I think it is because it is otherwise so damned beautiful that I keep finding niggling faults with my new Alfa Romeo. None of them by itself is worth spending a penny on fixing, with labor charged at £45 an hour. There is now a list of 14, as I propose to enumerate.
- The quality inspector obviously decided in view of the fact that it was only for the UK market to overlook that the carpet on the front passenger side was not cut correctly. There is a visually distracting, oddly shaped gap between it and the side trim below the door.
- The system whereby you dial-in the gap you want the sunroof to open and it opens for you automatically by precisely that amount sometimes means it doesn’t. Open, that is. You have to keep trying until it does, rather negating the convenience factor.
- The seatbelt warning light keeps flashing on to tell me my seatbelt isn’t fastened, when it really is.
- The windscreen-wipers don’t automatically wipe the windscreen after you have used the squirter to clean it.
- Turning the engine off also turns off the radio/CD player. You have to turn the ignition key all the way off, then back to the Start position to continue listening, risking the engine firing while the car is in gear; and will have missed an interesting news item or Wayne Shorter solo by the time sound returns.
- There is a CD player, but no CD storage. I had to buy a neat little pouch to carry my CDs around. It takes 36 CDs! Only you can’t get them out and load them with one hand while the vehicle is in motion. So you have to stop every time a CD finishes. The player takes only one CD at a time (and does not have an MP3 or iPod connection).
- The fuel indicator buzzes discreetly to tell me we are running out, the computer shows me a worrying graph to tell me we are running out, of diesel when there is still apparently 100 miles at least left in the tank.
- The fuel filler cap lock just goes on turning round and round with the key in, without either unlocking or locking the cap, whichever you need to do, causing delays at the pump while other motorists discuss in shocked tones what I just said.
- The gorgeous, deep blood-red Alfa paintwork is so soft that you can scratch it with your fingernail. Be careful opening the doors! Be careful parking next to bushes! Don’t drive anywhere near hard objects.
- Putting down the back seats and putting them back up again with the seatbelt stalks in working position is a logistical and ergonomic nightmare, involving the use of all three doors while performing gymnastics in the prone position. Having said that, the front seats do glide away effortlessly; they just won’t glide back again with the rear seats down. Luckily, I don’t know enough people to need rear seats.

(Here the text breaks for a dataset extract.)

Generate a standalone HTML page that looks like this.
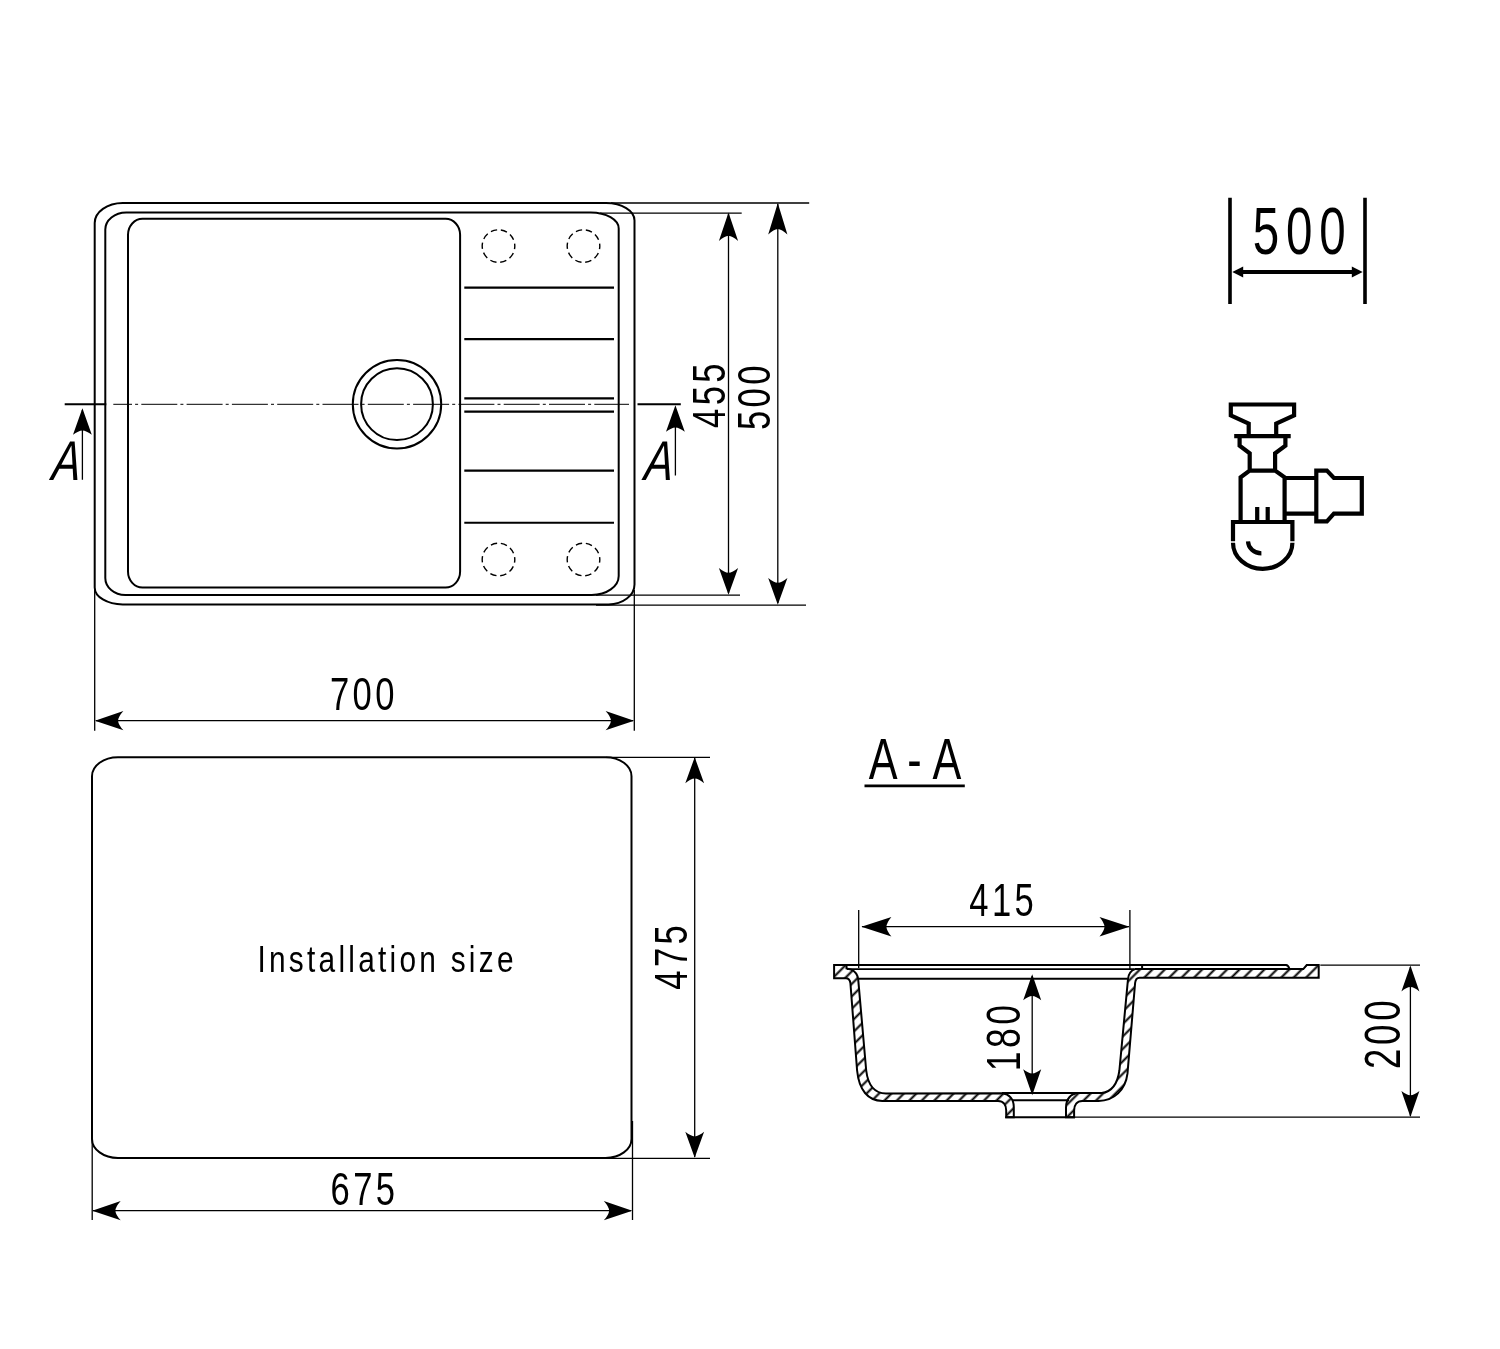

- The JTDm diesel unit is clattery and suffers from turbo-lag at low revs (see, I can be technical too! What I mean is, while my car is very fast, it pulls away too slowly and noisily. I have had hairy moments overtaking in second gear, when the revs just die).
- Some minor encounter with the rear bumper has caused one of the ‘magic eye’ reversing detectors to pop out of its seating. Now the car beeps continuously as soon as you put it in reverse. The detector is detecting the inside of the bumper and overriding the three other detectors. It is telling you ‘Stoppa! you is reversing your beautifulla Italian design icon into a lamp-a-post!’ But you is not. Probably.
- Unless there is a phone app for car thieves, the Alfa cannot be started without the electronic signal from its key. It cannot be hotwired. Little purpose is therefore served by having a neurotic theft alarm, that will not allow you to leave the car with a window even partly open or the wind or the movement of the dog sets it off.
- The nearest Alfa service agent is 65 miles away.
But the car is a joy to drive! The upholstery is all pale beige, handstitched leather! All the brightwork and distinctive Alfa grille are solid metal, there is no chrome plastic anywhere! It is gorgeous! Like other Alfa owners, I smile secretly with joy whenever I look at it! When I blog about it, I run out of exclamation marks
This has caused me to wonder. I’ve never had a really stunning-looking partner, you know, the supermodel type who turns heads. My relationships have been of a practical-cum-spiritual, rather than an aesthetic, nature. If I lived with an objectively glamorous person, would I be more critical of their minor flaws, as I am with my gorgeous Alfa Romeo? As I am with myself?